Enough With The Rainbow Tables: What You Need To Know About Secure Password Schemes talks about MD5 (and why it should not be used) along with salt (e.g. how to thwart rainbow attacks) as well as provides useful insights (such as "Use someone else’s password system. Don’t build your own"). It is a fairly good overview.

回答12:

This is my question about the aspects of md5 collision, slightly related to your question:

Is there any difference between md5 and sha1 in this situation?

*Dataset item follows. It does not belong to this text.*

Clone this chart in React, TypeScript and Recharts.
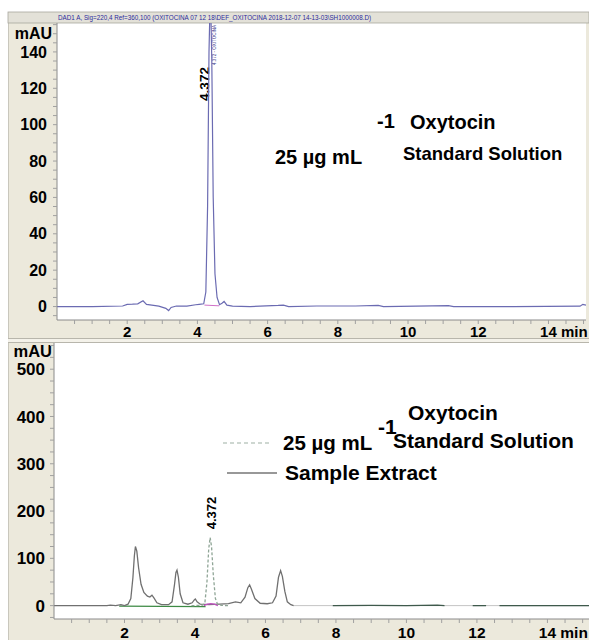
import React from 'react';
import { LineChart, Line, XAxis, YAxis, CartesianGrid, Customized } from 'recharts';

const FONT = '"Liberation Sans", Arial, Helvetica, sans-serif';
const BEIGE = '#ece9dc';

// ---- Top panel: 25 µg/mL standard solution ----
const topT = [0, 1.0, 1.87, 2.0, 2.15, 2.3, 2.45, 2.55, 2.7, 2.9, 3.1, 3.18, 3.25, 3.4, 3.7, 3.95, 4.05, 4.18, 4.24, 4.29, 4.33, 4.37, 4.41, 4.45, 4.5, 4.56, 4.63, 4.7, 4.76, 4.84, 5.0, 5.5, 6.3, 6.45, 6.6, 7.4, 8.5, 9.15, 9.3, 11.15, 11.3, 13.0, 14.9, 14.98, 15.07];
const topV = [0, 0, 0.3, 1.2, 1.3, 1.5, 3.2, 1.2, 0.8, 0.2, -1.0, -2.2, -0.5, 0.3, 0.2, 1.0, 1.2, 1.5, 8, 55, 140, 175, 135, 60, 18, 5, 1, 1.8, 2.8, 0.8, 0.2, 0, 0.6, 0.8, 0, 0.3, 0.3, 0.6, 0, 0.5, 0, 0, 0.2, 1.2, 0.8];
const topBaseT = [4.2, 4.62];
const topBaseV = [0.8, 0.4];
const topYTicks = [-5, 0, 5, 10, 15, 20, 25, 30, 35, 40, 45, 50, 55, 60, 65, 70, 75, 80, 85, 90, 95, 100, 105, 110, 115, 120, 125, 130, 135, 140, 145, 150, 155];
const topYLabels = [0, 20, 40, 60, 80, 100, 120, 140];

// ---- Bottom panel: sample extract vs standard ----
const sampleT = [0, 1.5, 1.6, 1.75, 1.9, 2.0, 2.1, 2.18, 2.24, 2.28, 2.31, 2.35, 2.4, 2.47, 2.55, 2.65, 2.72, 2.78, 2.84, 2.92, 3.05, 3.25, 3.35, 3.42, 3.46, 3.49, 3.53, 3.58, 3.66, 3.8, 3.92, 3.98, 4.01, 4.06, 4.15, 4.4, 4.7, 4.95, 5.15, 5.3, 5.42, 5.5, 5.55, 5.6, 5.7, 5.85, 6.05, 6.2, 6.3, 6.37, 6.43, 6.48, 6.55, 6.62, 6.72, 6.8];
const sampleV = [0, 0, 1, 0, 2, 0, 3, 15, 60, 105, 125, 115, 80, 45, 28, 20, 18, 22, 16, 6, 2, 2, 8, 45, 70, 75, 60, 25, 6, 3, 6, 12, 14, 8, 3, 2, 3, 4, 8, 6, 18, 38, 44, 35, 15, 5, 4, 6, 20, 60, 74, 62, 30, 8, 2, 0];
const stdT = [3.9, 4.2, 4.28, 4.34, 4.39, 4.43, 4.47, 4.52, 4.58, 4.64, 4.75, 4.95];
const stdV = [0, 0.5, 5, 50, 120, 144, 125, 65, 15, 3, 0.5, 0];
const greenT = [1.85, 4.3];
const greenV = [-1, -2];
const pinkT = [4.25, 4.35, 4.45, 4.55, 4.65];
const pinkV = [0, 3, 4, 3, 0];
const faintT = [6.8, 15.18];
const faintV = [0, 0];
const tailT = [7.91, 9.0, 10.0, 10.88, 11.08, 11.09, 11.88, 12.26, 12.27, 12.64, 13.5, 15.18];
const tailV = [0, 0.5, 0, 1, 0, null, 0, 0, null, 0, 0, 0];
const botYTicks = [-25, 0, 25, 50, 75, 100, 125, 150, 175, 200, 225, 250, 275, 300, 325, 350, 375, 400, 425, 450, 475, 500, 525, 550];
const botYLabels = [0, 100, 200, 300, 400, 500];

const xTicks = [0.5, 1, 1.5, 2, 2.5, 3, 3.5, 4, 4.5, 5, 5.5, 6, 6.5, 7, 7.5, 8, 8.5, 9, 9.5, 10, 10.5, 11, 11.5, 12, 12.5, 13, 13.5, 14, 14.5, 15];
const xLabels = [2, 4, 6, 8, 10, 12, 14];

const zip = (ts: number[], vs: (number | null)[]) => ts.map((t, i) => ({ t, v: vs[i] }));

const topData = zip(topT, topV);
const topBase = zip(topBaseT, topBaseV);
const sampleData = zip(sampleT, sampleV);
const stdData = zip(stdT, stdV);
const greenData = zip(greenT, greenV);
const pinkData = zip(pinkT, pinkV);
const faintData = zip(faintT, faintV);
const tailData = zip(tailT, tailV);

function XTick(props: any) {
  const { x, y, payload, fs } = props;
  const v = payload.value;
  if (!xLabels.includes(v)) return null;
  if (v === 14) {
    const half = fs * 0.556;
    return (
      <text x={x - half} y={y} dy="0.71em" textAnchor="start" fontSize={fs} fontWeight="bold" fontFamily={FONT} fill="#000">
        14 min
      </text>
    );
  }
  return (
    <text x={x} y={y} dy="0.71em" textAnchor="middle" fontSize={fs} fontWeight="bold" fontFamily={FONT} fill="#000">
      {v}
    </text>
  );
}

const bold = { fontFamily: FONT, fontWeight: 'bold' as const, fill: '#000' };

function TopAnnot() {
  return (
    <g>
      <rect x={8} y={12} width={581} height={11} fill="#e3e1d8" stroke="#a9a79e" strokeWidth={0.8} />
      <text x={58} y={17.5} dy="0.35em" fontSize={6.3} fontFamily={FONT} fill="#2b2b9c">
        DAD1 A, Sig=220,4 Ref=360,100 (OXITOCINA 07 12 18\DEF_OXITOCINA 2018-12-07 14-13-03\SH1000008.D)
      </text>
      <text x={52} y={33} dy="0.35em" textAnchor="end" fontSize={16} {...bold}>mAU</text>
      <text transform="translate(204,84) rotate(-90)" textAnchor="middle" dy="0.35em" fontSize={13.5} {...bold}>4.372</text>
      <text transform="translate(214,45) rotate(-90)" textAnchor="middle" dy="0.35em" fontSize={4.5} fontFamily={FONT} fill="#3a3a8a">4.372 - OXITOCINA</text>
      <text x={410} y={129} fontSize={20} {...bold}>Oxytocin</text>
      <text x={275} y={164} fontSize={20} {...bold}>25 µg mL</text>
      <text x={377} y={128} fontSize={20} {...bold}>-1</text>
      <text x={403} y={160} fontSize={18.5} {...bold}>Standard Solution</text>
    </g>
  );
}

function BotAnnot() {
  return (
    <g>
      <text x={52} y={21.5} dy="0.35em" textAnchor="end" fontSize={16.5} {...bold}>mAU</text>
      <text transform="translate(211,183) rotate(-90)" textAnchor="middle" dy="0.35em" fontSize={13} {...bold}>4.372</text>
      <text x={408} y={90} fontSize={21} {...bold}>Oxytocin</text>
      <text x={378} y={104} fontSize={21} {...bold}>-1</text>
      <line x1={223} y1={113} x2={272} y2={113} stroke="#9db0a4" strokeWidth={1.2} strokeDasharray="4 3" />
      <text x={283} y={120} fontSize={20.5} {...bold}>25 µg mL</text>
      <text x={393} y={118} fontSize={21} {...bold}>Standard Solution</text>
      <line x1={227} y1={143} x2={277} y2={143} stroke="#333" strokeWidth={1.2} />
      <text x={285} y={150} fontSize={21} {...bold}>Sample Extract</text>
    </g>
  );
}

export default function App() {
  return (
    <div style={{ position: 'absolute', left: 0, top: 0, width: 589, height: 640, background: '#fff', overflow: 'hidden' }}>
      <div style={{ position: 'absolute', left: 8, top: 12, width: 581, height: 628, background: BEIGE, borderLeft: '1px solid #c9c7bd' }} />
      <div style={{ position: 'absolute', left: 8, top: 338, width: 581, height: 3, borderTop: '1px solid #b8b6ac', borderBottom: '1px solid #b8b6ac', background: '#f4f2ea' }} />
      <div style={{ position: 'absolute', left: 0, top: 0 }}>
        <LineChart width={589} height={344} margin={{ top: 23, right: 3, left: 0, bottom: 6 }}>
          <CartesianGrid fill="#fff" stroke="none" horizontal={false} vertical={false} />
          <XAxis dataKey="t" type="number" domain={[0, 15.07]} allowDataOverflow ticks={xTicks} interval={0} height={18}
            tickSize={4} tickMargin={2.5} axisLine={{ stroke: '#8a8a8a' }} tickLine={{ stroke: '#a0a0a0' }} tick={<XTick fs={15} />} />
          <YAxis type="number" domain={[-7.4, 155.9]} allowDataOverflow ticks={topYTicks} interval={0} width={57}
            tickSize={4} tickMargin={6} axisLine={{ stroke: '#8a8a8a' }} tickLine={{ stroke: '#a0a0a0' }}
            tickFormatter={(v: number) => (topYLabels.includes(v) ? String(v) : '')}
            tick={{ fontSize: 16, fontWeight: 'bold', fill: '#000', fontFamily: FONT }} />
          <Line data={topData} dataKey="v" stroke="#6b6bb2" strokeWidth={1.2} dot={false} isAnimationActive={false} />
          <Line data={topBase} dataKey="v" stroke="#d070c8" strokeWidth={1} dot={false} isAnimationActive={false} />
          <Customized component={TopAnnot} />
        </LineChart>
      </div>
      <div style={{ position: 'absolute', left: 0, top: 330 }}>
        <LineChart width={589} height={310} margin={{ top: 13, right: 0, left: 0, bottom: 0 }}>
          <CartesianGrid fill="#fff" stroke="none" horizontal={false} vertical={false} />
          <XAxis dataKey="t" type="number" domain={[0, 15.18]} allowDataOverflow ticks={xTicks} interval={0} height={21}
            tickSize={4} tickMargin={4} axisLine={{ stroke: '#8a8a8a' }} tickLine={{ stroke: '#a0a0a0' }} tick={<XTick fs={15.5} />} />
          <YAxis type="number" domain={[-28.3, 555.4]} allowDataOverflow ticks={botYTicks} interval={0} width={54}
            tickSize={4} tickMargin={5} axisLine={{ stroke: '#8a8a8a' }} tickLine={{ stroke: '#a0a0a0' }}
            tickFormatter={(v: number) => (botYLabels.includes(v) ? String(v) : '')}
            tick={{ fontSize: 17, fontWeight: 'bold', fill: '#000', fontFamily: FONT }} />
          <Line data={faintData} dataKey="v" stroke="#c4c4c4" strokeWidth={1} dot={false} isAnimationActive={false} />
          <Line data={tailData} dataKey="v" stroke="#3f5a4c" strokeWidth={1.2} dot={false} connectNulls={false} isAnimationActive={false} />
          <Line data={greenData} dataKey="v" stroke="#3d8a44" strokeWidth={1.2} dot={false} isAnimationActive={false} />
          <Line data={sampleData} dataKey="v" stroke="#707070" strokeWidth={1.3} dot={false} isAnimationActive={false} />
          <Line data={pinkData} dataKey="v" stroke="#c050c0" strokeWidth={1.2} dot={false} isAnimationActive={false} />
          <Line data={stdData} dataKey="v" stroke="#8fa596" strokeWidth={1.3} strokeDasharray="3 2" dot={false} isAnimationActive={false} />
          <Customized component={BotAnnot} />
        </LineChart>
      </div>
    </div>
  );
}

The important part is in the first 3 rows, that is: you must put your salt before the password, if you want to achieve stronger protection, not after.

回答13:

To simply answer the title of your question, md5's only real use nowadays is for hashing large strings (such as files) to produce checksums. These are typically used to see if both strings are identical (in terms of files, checksums are frequently used for security purposes to ensure a file being distributed hasn't been tampered with, for example).

To address each of your inline questions:

How does password encryption work? How would you have to apply password encryption so that it is actually useful?

Secure password hashing works by taking the password in plain text form, and then applying a costly hashing function to it, salted with a cryptographically secure random salt to it. See the Secure hash and salt for PHP passwords question for more detail on this.

What about this idea?

Password hashing does not need to be complicated like that, and nor should it be. Avoid thinking up your own algorithms and stick with the tried and tested hashing algorithms already out there. As the question linked above mentions, md5() for password hashing has been obsolete for many years now, and so it should be avoided.

Your method of generating a "random" salt from an array of three different salts is not the randomness you're looking for. You need unique randomness that is suitable for cryptographically secure (i.e. using a cryptically secure pseudo-random number generator (CSPRNG)). If you're using PHP 7 and above, then the random_bytes function can be used to generate a cryptographically secure salt (for PHP 5 users, the random_compat library can be used).